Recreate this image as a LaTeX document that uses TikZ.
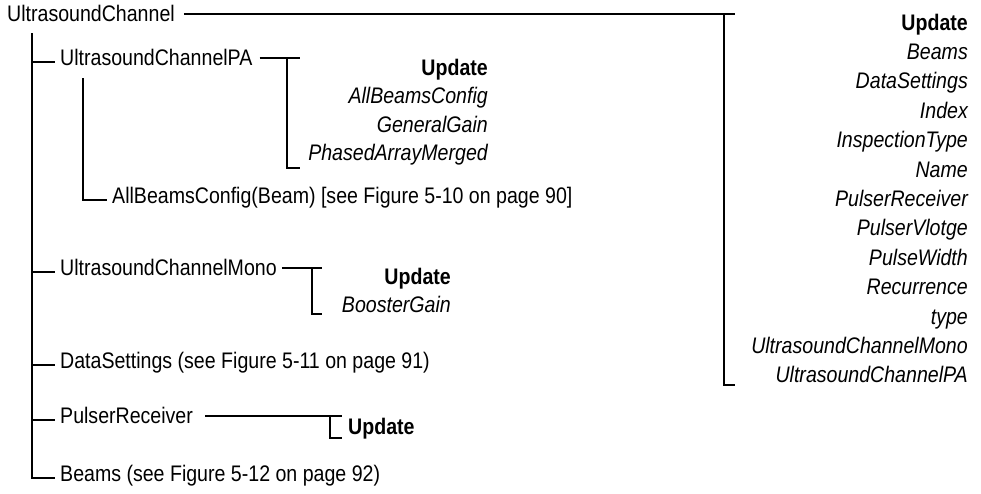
\documentclass[tikz,border=0pt]{standalone}
\usepackage{fontspec}
\setmainfont{Liberation Sans}[FakeStretch=0.87]
\newcommand{\diafont}{\fontsize{22.5}{27}\selectfont}

\begin{document}
\begin{tikzpicture}[x=1pt,y=-1pt,
    lbl/.style={inner sep=0pt, text height=0.72em, text depth=0pt, anchor=west, font=\diafont},
    hd/.style={inner sep=0pt, anchor=base east, font=\diafont\bfseries},
    itm/.style={inner sep=0pt, anchor=base east, font=\diafont\itshape},
    conn/.style={line width=1.8pt}]
      % \draw[help lines, gray!50, very thin] (0,0) grid[step=50] (981,493);
      \useasboundingbox (0,0) rectangle (981,493);

      % tree labels
      \node[lbl] (uc) at (7,18) {UltrasoundChannel};
      \node[lbl] (pa) at (60,62) {UltrasoundChannelPA};
      \node[lbl] (abc) at (112,200) {AllBeamsConfig(Beam) [see Figure 5-10 on page 90]};
      \node[lbl] (mono) at (60,272) {UltrasoundChannelMono};
      \node[lbl] (ds) at (60,365) {DataSettings (see Figure 5-11 on page 91)};
      \node[lbl] (pr) at (60,420) {PulserReceiver};
      \node[lbl] (bm) at (60,478) {Beams (see Figure 5-12 on page 92)};

      \coordinate (trunk) at (32,33);
      \coordinate (patrunk) at (83,78);
      \draw[conn] (trunk) |- ([xshift=-5pt]bm.west);
      \foreach \n in {pa,mono,ds,pr}
        \draw[conn] (\n.west -| trunk) -- ([xshift=-5pt]\n.west);
      \draw[conn] (patrunk) |- ([xshift=-5pt]abc.west);

      % UltrasoundChannel members
      \coordinate (ucr) at (735,10);
      \coordinate (ucb) at (724,385);
      \draw[conn] ([xshift=9pt]uc.north east) -- (uc.north -| ucr);
      \draw[conn] (uc.north -| ucb) -- (ucb) -- (ucb -| ucr);
      \node[hd] (ucupd) at (968,30) {Update};
      \foreach \t [count=\i] in {Beams,DataSettings,Index,InspectionType,Name,PulserReceiver,PulserVlotge,PulseWidth,Recurrence,type,UltrasoundChannelMono,UltrasoundChannelPA}
        \node[itm] (uc\i) at (968,30+29.4*\i) {\t};

      % UltrasoundChannelPA members
      \coordinate (pab) at (287,168);
      \draw[conn] ([xshift=7pt]pa.north east) -- ([xshift=13pt]pa.north -| pab);
      \draw[conn] (pa.north -| pab) -- (pab) -- ++(13,0);
      \node[hd] (paupd) at (488,75) {Update};
      \foreach \t [count=\i] in {AllBeamsConfig,GeneralGain,PhasedArrayMerged}
        \node[itm] (pa\i) at (488,75+28.5*\i) {\t};

      % UltrasoundChannelMono members
      \coordinate (monob) at (312,314);
      \draw[conn] ([xshift=5pt]mono.north east) -- ([xshift=10pt]mono.north -| monob);
      \draw[conn] (mono.north -| monob) -- (monob) -- ++(10,0);
      \node[hd] (monoupd) at (451,284) {Update};
      \node[itm] (mono1) at (451,312) {BoosterGain};

      % PulserReceiver members
      \coordinate (prb) at (330,438);
      \draw[conn] ([xshift=12pt]pr.north east) -- ([xshift=12pt]pr.north -| prb);
      \draw[conn] (pr.north -| prb) -- (prb) -- ++(12,0);
      \node[hd, anchor=base west] (prupd) at (348,434) {Update};
    \end{tikzpicture}
\end{document}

===============

[TO DO]: Write out the lines from the start of the material to the line with "(uc\i) at (968,30+29.4*\i)", inclusive and exactly. Skip the pictures.

[THE RESPONSE]:
Recreate this image as a LaTeX document that uses TikZ.
\documentclass[tikz,border=0pt]{standalone}
\usepackage{fontspec}
\setmainfont{Liberation Sans}[FakeStretch=0.87]
\newcommand{\diafont}{\fontsize{22.5}{27}\selectfont}

\begin{document}
\begin{tikzpicture}[x=1pt,y=-1pt,
    lbl/.style={inner sep=0pt, text height=0.72em, text depth=0pt, anchor=west, font=\diafont},
    hd/.style={inner sep=0pt, anchor=base east, font=\diafont\bfseries},
    itm/.style={inner sep=0pt, anchor=base east, font=\diafont\itshape},
    conn/.style={line width=1.8pt}]
      % \draw[help lines, gray!50, very thin] (0,0) grid[step=50] (981,493);
      \useasboundingbox (0,0) rectangle (981,493);

      % tree labels
      \node[lbl] (uc) at (7,18) {UltrasoundChannel};
      \node[lbl] (pa) at (60,62) {UltrasoundChannelPA};
      \node[lbl] (abc) at (112,200) {AllBeamsConfig(Beam) [see Figure 5-10 on page 90]};
      \node[lbl] (mono) at (60,272) {UltrasoundChannelMono};
      \node[lbl] (ds) at (60,365) {DataSettings (see Figure 5-11 on page 91)};
      \node[lbl] (pr) at (60,420) {PulserReceiver};
      \node[lbl] (bm) at (60,478) {Beams (see Figure 5-12 on page 92)};

      \coordinate (trunk) at (32,33);
      \coordinate (patrunk) at (83,78);
      \draw[conn] (trunk) |- ([xshift=-5pt]bm.west);
      \foreach \n in {pa,mono,ds,pr}
        \draw[conn] (\n.west -| trunk) -- ([xshift=-5pt]\n.west);
      \draw[conn] (patrunk) |- ([xshift=-5pt]abc.west);

      % UltrasoundChannel members
      \coordinate (ucr) at (735,10);
      \coordinate (ucb) at (724,385);
      \draw[conn] ([xshift=9pt]uc.north east) -- (uc.north -| ucr);
      \draw[conn] (uc.north -| ucb) -- (ucb) -- (ucb -| ucr);
      \node[hd] (ucupd) at (968,30) {Update};
      \foreach \t [count=\i] in {Beams,DataSettings,Index,InspectionType,Name,PulserReceiver,PulserVlotge,PulseWidth,Recurrence,type,UltrasoundChannelMono,UltrasoundChannelPA}
        \node[itm] (uc\i) at (968,30+29.4*\i) {\t};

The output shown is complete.